Retired Counselor, Pendleton Community Care School Based Behavioral Health and Retired Administrator and Teacher, The Woodlands Institute
Living in Pakistan as a child, Denmark-born Jennifer Taylor-Ide vividly recalls making eye contact with another little girl, one who was in a refugee camp. “It was like we were staring at each other across every line—skin, wealth, culture—and just seeing each other,” she says. That moment has stuck with her across the decades, a recurring reminder of the similarities and differences among humans.
Because of her father’s work, the family moved across the globe as Taylor-Ide grew up, from elementary school in Virginia to high school in India. She landed at Wellesley College, where she studied comparative religion as a way to better understand the people and the cultures she had seen in her youth.
Along with her then-fiancé, his friend, and a college classmate of hers, she co-founded Woodlands & Whitewater Institute in 1972—later known as The Mountain Institute and, now, Experience Learning—at Spruce Knob to provide outdoor learning experiences. Taylor-Ide stepped away to complete her divinity degree at Yale but then returned to Woodlands through the late 1980s, assisting youngsters with mapping, caving, group dynamics, and more in the outdoors. The work was fun, and it made lifelong impacts on their students, inspiring career choices in environmental science and a deep appreciation of nature.
During West Virginia’s school consolidations in the 1990s, she got involved with Community Schools, an effort to use schools as community hubs to better connect people and resources.

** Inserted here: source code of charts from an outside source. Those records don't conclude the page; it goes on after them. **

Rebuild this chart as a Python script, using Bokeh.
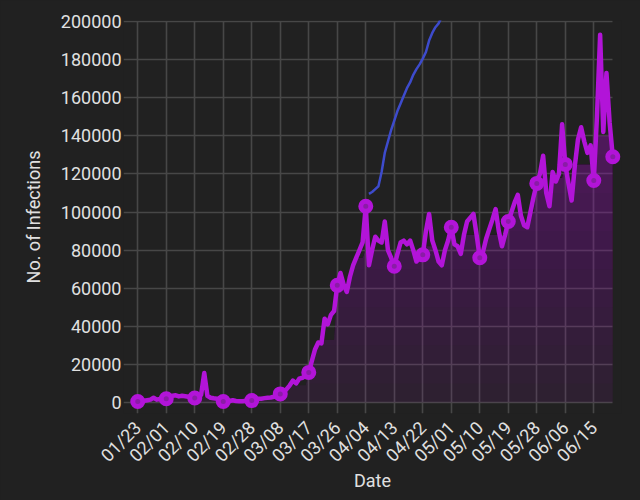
import numpy as np
import pandas as pd
from bokeh.plotting import figure
from bokeh.models import FixedTicker, DatetimeTickFormatter, NumeralTickFormatter, Range1d
from bokeh.embed import file_html
from bokeh.resources import INLINE

start_date = "2020-01-23"

# daily number of infections
infections = [
    500, 700, 900, 1200, 1500, 2500, 1500, 1800, 2000,            # 01/23 - 01/31
    2000, 3000, 3500, 3800, 3200, 3500, 3300, 3000, 2800,         # 02/01 - 02/09
    2400, 2500, 4000, 15500, 3500, 2500, 2200, 2000, 1800,        # 02/10 - 02/18
    500, 600, 800, 1200, 800, 700, 600, 800, 900,                 # 02/19 - 02/27
    1000, 1500, 2000, 2000, 2300, 2500, 2600, 3000, 4000,         # 02/28 - 03/07
    4500, 5500, 7000, 9000, 11500, 10000, 12500, 13000, 14000,    # 03/08 - 03/16
    15800, 22000, 28000, 31500, 31000, 44000, 41000, 46000, 48000,  # 03/17 - 03/25
    61500, 68000, 62000, 58000, 66000, 72000, 76000, 80000, 84000,  # 03/26 - 04/03
    103000, 72000, 80000, 87000, 85000, 84000, 95000, 80000, 76000,  # 04/04 - 04/12
    71500, 78000, 84000, 85000, 83000, 85000, 80000, 74000, 76000,   # 04/13 - 04/21
    77500, 90000, 99000, 85000, 80000, 74000, 72000, 80000, 85000,   # 04/22 - 04/30
    92000, 83000, 82000, 78000, 88000, 95000, 97000, 99000, 88000,   # 05/01 - 05/09
    76000, 79000, 86000, 91000, 96000, 101500, 90000, 82000, 88000,  # 05/10 - 05/18
    95000, 100000, 105000, 109000, 98000, 93000, 92000, 100000, 108000,  # 05/19 - 05/27
    115000, 120000, 129500, 110000, 103000, 121000, 116000, 120000, 146000,  # 05/28 - 06/05
    125000, 115000, 106000, 124000, 138000, 144500, 137000, 131000, 135000,  # 06/06 - 06/14
    116500, 150000, 193000, 142000, 173000, 147000, 129000,          # 06/15 - 06/21
]

# second series (blue), starting 04/05
blue_start = "2020-04-05"
blue_values = [
    109500, 110500, 112000, 113500, 121000, 131000, 137000, 143000,
    148000, 153000, 157000, 161000, 165000, 168000, 172000, 175000,
    177500, 180500, 184000, 190000, 194000, 197000, 199000, 202500,
]

# level of the shaded area for each 9-day period
fill_levels = [
    1000, 3000, 3000, 800, 2000, 9000, 33000, 76000, 80000,
    80000, 82000, 88000, 88000, 100000, 118000, 125000, 140000,
]

y_ticks = list(range(0, 200001, 20000))
period = 9

BG = "#212121"
GRID = "#474747"
TEXT = "#e0e0e0"
PURPLE = "#b214d8"
BLUE = "#3d4bcc"
FONT = "Roboto"

dates = pd.date_range(start_date, periods=len(infections), freq="D")
vals = np.array(infections, dtype=float)
blue_dates = pd.date_range(blue_start, periods=len(blue_values), freq="D")

def ms(t):
    return pd.Timestamp(t).value / 1e6

day_ms = 86400000.0
x0 = ms(dates[0])
x1 = ms(dates[-1])
y_lo = -5774
y_hi = 200525

p = figure(
    x_axis_type="datetime",
    frame_width=498, frame_height=393,
    min_border_left=123, min_border_top=20, min_border_right=19, min_border_bottom=87,
    x_range=Range1d(x0 - 4.5 * day_ms, x1 + 2.75 * day_ms),
    y_range=Range1d(y_lo, y_hi),
    output_backend="svg", toolbar_location=None,
    background_fill_color=BG, border_fill_color=BG,
)
p.outline_line_color = None

# shaded area with vertical gradient (stacked translucent layers)
levels = np.repeat(np.array(fill_levels, dtype=float), period)[: len(vals)]
fill_top = np.minimum(vals, levels)
thresholds = np.arange(0, 200000, 10000)
def cum_alpha(h):
    return 0.08 + 0.28 * h / 140000.0
prev = 0.0
for t in thresholds:
    A = cum_alpha(t + 5000)
    a = 1 - (1 - A) / (1 - prev)
    prev = A
    y1 = np.minimum(fill_top, t)
    p.varea(x=dates, y1=y1, y2=fill_top, fill_color=PURPLE, fill_alpha=a)

p.line(blue_dates, blue_values, line_color=BLUE, line_width=2.5, line_join="round")
p.line(dates, vals, line_color=PURPLE, line_width=4.5, line_join="round")

mk = list(range(0, len(vals), period)) + [len(vals) - 1]
p.scatter(dates[mk], vals[mk], size=10, line_width=5, line_color=PURPLE, fill_color="#8a1ca6")

# ticks and grid
xt = [ms(d) for d in dates[::period]]
p.xaxis.ticker = FixedTicker(ticks=xt)
p.xaxis.formatter = DatetimeTickFormatter(
    days="%m/%d", months="%m/%d", years="%m/%d", hours="%m/%d",
    minutes="%m/%d", seconds="%m/%d", milliseconds="%m/%d", minsec="%m/%d",
    hourmin="%m/%d")
p.yaxis.ticker = FixedTicker(ticks=y_ticks)
p.yaxis.formatter = NumeralTickFormatter(format="0")

p.xgrid.ticker = FixedTicker(ticks=xt)
p.ygrid.ticker = FixedTicker(ticks=y_ticks)
for g in (p.xgrid, p.ygrid):
    g.grid_line_color = GRID
    g.grid_line_width = 1.6
p.xgrid.cross_bounds = (y_lo, 200000)
p.ygrid.cross_bounds = (x0 - 4.5 * day_ms, x1)

for ax in (p.xaxis, p.yaxis):
    ax.axis_line_color = None
    ax.major_tick_line_color = None
    ax.minor_tick_line_color = None
    ax.major_tick_in = 0
    ax.major_tick_out = 0
    ax.major_label_text_font = FONT
    ax.major_label_text_font_size = "18px"
    ax.major_label_text_color = TEXT
    ax.axis_label_text_font = FONT
    ax.axis_label_text_font_size = "18px"
    ax.axis_label_text_color = TEXT
    ax.axis_label_text_font_style = "normal"

p.xaxis.major_label_orientation = np.pi / 4
p.xaxis.major_label_standoff = 11
p.xaxis.axis_label = "Date"
p.xaxis.axis_label_standoff = -6
p.yaxis.major_label_standoff = 2
p.yaxis.axis_label = "No. of Infections"
p.yaxis.axis_label_standoff = 14

html = file_html(p, INLINE)
html = html.replace("<head>", "<head><style>html,body{background:#212121;}</style>", 1)
open("out.html", "w").write(html)
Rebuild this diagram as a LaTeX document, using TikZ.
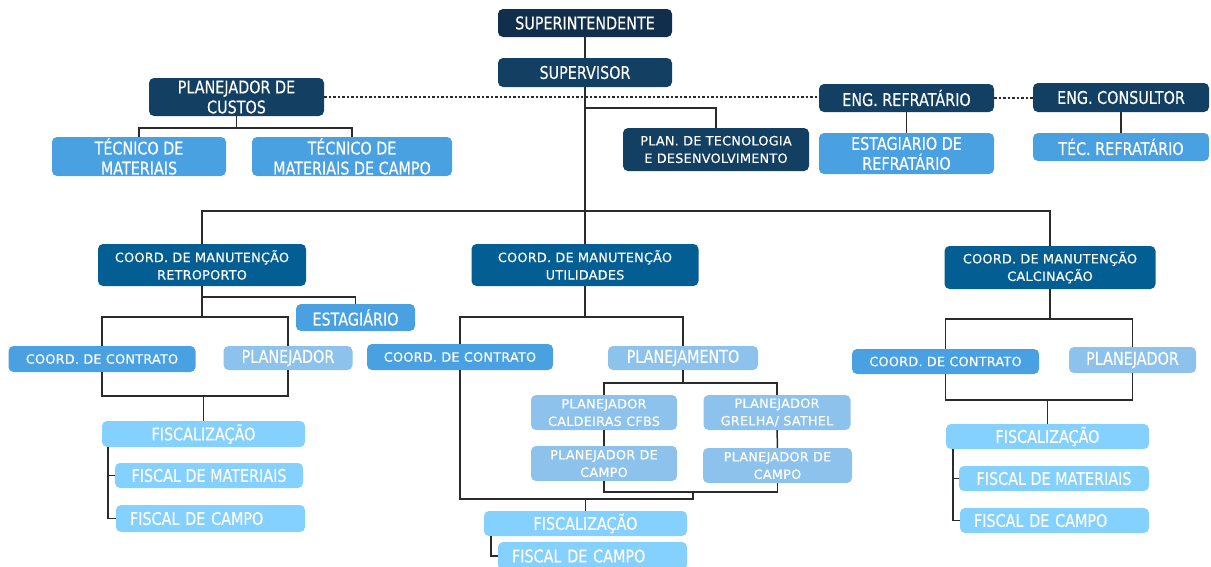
\documentclass[tikz,border=0pt]{standalone}
\usepackage{fontspec}
\newfontfamily\labelfont[FakeStretch=0.82,FakeBold=0.25]{DejaVu Sans}
\newfontfamily\smallfont[FakeBold=0.35,LetterSpace=2]{DejaVu Sans}
\newcommand{\bigtxt}{\labelfont\fontsize{17.5}{20}\selectfont}
\newcommand{\smalltxt}{\smallfont\fontsize{12.8}{17.5}\selectfont}
\definecolor{navyA}{HTML}{112E4D}
\definecolor{navyB}{HTML}{133F63}
\definecolor{coordblue}{HTML}{035E94}
\definecolor{midblue}{HTML}{4AA1E2}
\definecolor{paleblue}{HTML}{8CC2EB}
\definecolor{skyblue}{HTML}{84D0FE}
\definecolor{linegray}{HTML}{2B2B2B}
\tikzset{
  box/.style={rounded corners=5pt, draw=none, text=white, align=center, inner sep=0pt},
  bigbox/.style={box, font=\bigtxt},
  smallbox/.style={box, font=\smalltxt},
  conn/.style={draw=linegray, line width=1.5pt},
  dotconn/.style={draw=linegray, line width=1.3pt, dash pattern=on 2.5pt off 2pt},
}
\begin{document}
\begin{tikzpicture}[x=1pt, y=-1pt]
\useasboundingbox (0,0) rectangle (1211,566);

% --- top of the hierarchy
\node[bigbox, fill=navyA, minimum width=174, minimum height=28] (sup) at (585,23) {SUPERINTENDENTE};
\node[bigbox, fill=navyB, minimum width=174, minimum height=29] (supv) at (585,72.5) {SUPERVISOR};
\node[bigbox, fill=navyB, minimum width=175, minimum height=38] (pcu) at (236.5,97) {PLANEJADOR DE\\CUSTOS};
\node[bigbox, fill=midblue, minimum width=174, minimum height=39] (tm) at (139,156.5) {TÉCNICO DE\\MATERIAIS};
\node[bigbox, fill=midblue, minimum width=200, minimum height=39] (tmc) at (352,156.5) {TÉCNICO DE\\MATERIAIS DE CAMPO};
\node[smallbox, fill=navyB, minimum width=186, minimum height=43] (ptd) at (716,149.5) {PLAN. DE TECNOLOGIA\\E DESENVOLVIMENTO};
\node[bigbox, fill=navyB, minimum width=175, minimum height=28] (engr) at (906.5,98) {ENG. REFRATÁRIO};
\node[bigbox, fill=navyB, minimum width=176, minimum height=29] (engc) at (1121,97.5) {ENG. CONSULTOR};
\node[bigbox, fill=midblue, minimum width=175, minimum height=41] (estr) at (906.5,153.5) {ESTAGIARIO DE\\REFRATÁRIO};
\node[bigbox, fill=midblue, minimum width=176, minimum height=28] (tecr) at (1121,147) {TÉC. REFRATÁRIO};

% --- maintenance coordinators
\node[smallbox, fill=coordblue, minimum width=208, minimum height=42] (cret) at (202,265) {COORD. DE MANUTENÇÃO\\RETROPORTO};
\node[smallbox, fill=coordblue, minimum width=227, minimum height=42] (cut) at (585,265) {COORD. DE MANUTENÇÃO\\UTILIDADES};
\node[smallbox, fill=coordblue, minimum width=211, minimum height=43] (ccal) at (1050,267.5) {COORD. DE MANUTENÇÃO\\CALCINAÇÃO};

% --- Retroporto branch
\node[bigbox, fill=midblue, minimum width=119, minimum height=27] (est) at (355.5,317.5) {ESTAGIÁRIO};
\node[smallbox, fill=midblue, minimum width=187, minimum height=26] (cc1) at (102,359) {COORD. DE CONTRATO};
\node[bigbox, fill=paleblue, minimum width=129, minimum height=24] (pl1) at (288,358) {PLANEJADOR};
\node[bigbox, fill=skyblue, minimum width=203, minimum height=26] (f1) at (203.5,434) {FISCALIZAÇÃO};
\node[bigbox, fill=skyblue, minimum width=188, minimum height=25] (fm1) at (209,475.5) {FISCAL DE MATERIAIS};
\node[bigbox, fill=skyblue, text width=161, inner xsep=14pt, align=left, minimum height=27] (fc1) at (210.5,518.5) {FISCAL DE CAMPO};

% --- Utilidades branch
\node[smallbox, fill=midblue, minimum width=186, minimum height=26] (cc2) at (460,357) {COORD. DE CONTRATO};
\node[bigbox, fill=paleblue, minimum width=150, minimum height=24] (plm) at (683,358) {PLANEJAMENTO};
\node[smallbox, fill=paleblue, minimum width=146, minimum height=35] (pcc) at (604,412.5) {PLANEJADOR\\CALDEIRAS CFBS};
\node[smallbox, fill=paleblue, minimum width=147, minimum height=35] (pgs) at (777,412.5) {PLANEJADOR\\GRELHA/ SATHEL};
\node[smallbox, fill=paleblue, minimum width=146, minimum height=35] (pca) at (604,463.5) {PLANEJADOR DE\\CAMPO};
\node[smallbox, fill=paleblue, minimum width=149, minimum height=35] (pcb) at (777.5,465.5) {PLANEJADOR DE\\CAMPO};
\node[bigbox, fill=skyblue, minimum width=203, minimum height=25] (f2) at (585.5,523.5) {FISCALIZAÇÃO};
\node[bigbox, fill=skyblue, text width=161, inner xsep=14pt, align=left, minimum height=28] (fc2) at (592.5,556) {FISCAL DE CAMPO};

% --- Calcinação branch
\node[smallbox, fill=midblue, minimum width=187, minimum height=25] (cc3) at (945.5,361.5) {COORD. DE CONTRATO};
\node[bigbox, fill=paleblue, minimum width=127, minimum height=26] (pl3) at (1132.5,360) {PLANEJADOR};
\node[bigbox, fill=skyblue, minimum width=203, minimum height=25] (f3) at (1047.5,436.5) {FISCALIZAÇÃO};
\node[bigbox, fill=skyblue, minimum width=190, minimum height=25] (fm3) at (1054,478.5) {FISCAL DE MATERIAIS};
\node[bigbox, fill=skyblue, text width=161, inner xsep=14pt, align=left, minimum height=25] (fc3) at (1054.5,520.5) {FISCAL DE CAMPO};

% --- connectors: top
\draw[conn] (sup) -- (supv);
\draw[conn] (supv.south) -- (cut.north);
\draw[conn] (supv.south |- 0,108) -| (ptd.north);
\draw[conn] (cret.north) -- (cret.north |- 0,211) -- (ccal.north |- 0,211) -- (ccal.north);
\draw[dotconn] (pcu.east) -- (pcu.east -| engr.west);
\draw[dotconn] (engr.east) -- (engr.east -| engc.west);
\draw[conn] (pcu.south) -- (pcu.south |- 0,128);
\draw[conn] (tm.north) -- (tm.north |- 0,128) -| (tmc.north);
\draw[conn] (engr) -- (estr);
\draw[conn] (engc) -- (tecr);

% --- connectors: Retroporto
\draw[conn] (cret.south) -- (cret.south |- 0,317);
\draw[conn] (cret.south |- 0,297) -| (est.north);
\draw[conn] (cc1.north) -- (cc1.north |- 0,317) -| (pl1.north);
\draw[conn] (cc1.south) -- (cc1.south |- 0,396) -| (pl1.south);
\draw[conn] (f1.north) -- (f1.north |- 0,396);
\draw[conn] (f1.south -| 108,0) |- (fc1.west);
\draw[conn] (fm1.west -| 108,0) -- (fm1.west);

% --- connectors: Utilidades
\draw[conn] (cut.south) -- (cut.south |- 0,317);
\draw[conn] (cc2.north) -- (cc2.north |- 0,317) -| (plm.north);
\draw[conn] (plm.south) -- (plm.south |- 0,383);
\draw[conn] (pcc.north) -- (pcc.north |- 0,383) -| (pgs.north);
\draw[conn] (pcc) -- (pca);
\draw[conn] (pgs) -- (pcb);
\draw[conn] (pca.south) -- (pca.south |- 0,492) -| (pcb.south);
\draw[conn] (cc2.south) -- (cc2.south |- 0,499) -| (693,492);
\draw[conn] (f2.north) -- (f2.north |- 0,499);
\draw[conn] (f2.south -| 491,0) |- (fc2.west);

% --- connectors: Calcinação
\draw[conn] (ccal.south) -- (ccal.south |- 0,319);
\draw[conn] (cc3.north) -- (cc3.north |- 0,319) -| (pl3.north);
\draw[conn] (cc3.south) -- (cc3.south |- 0,400) -| (pl3.south);
\draw[conn] (f3.north) -- (f3.north |- 0,400);
\draw[conn] (f3.south -| 953,0) |- (fc3.west);
\draw[conn] (fm3.west -| 953,0) -- (fm3.west);
\end{tikzpicture}
\end{document}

Taylor-Ide felt a calling to return to school to obtain her master’s in mental health counseling at James Madison. She first completed home visits in a rural county in Virginia but quickly realized these services were needed just as much in Pendleton County. She approached the local clinic, Pendleton Community Care (PCC), which had been founded by The Woodlands Institute to provide better access to health care. After the addition of mental health to the mix, she became one of the first school-based mental health counselors in West Virginia.
While Taylor-Ide officially retired two years ago, she has stayed on retainer at PCC. She now spends her time playing and enjoying folk music and engaging with environmental projects on her property.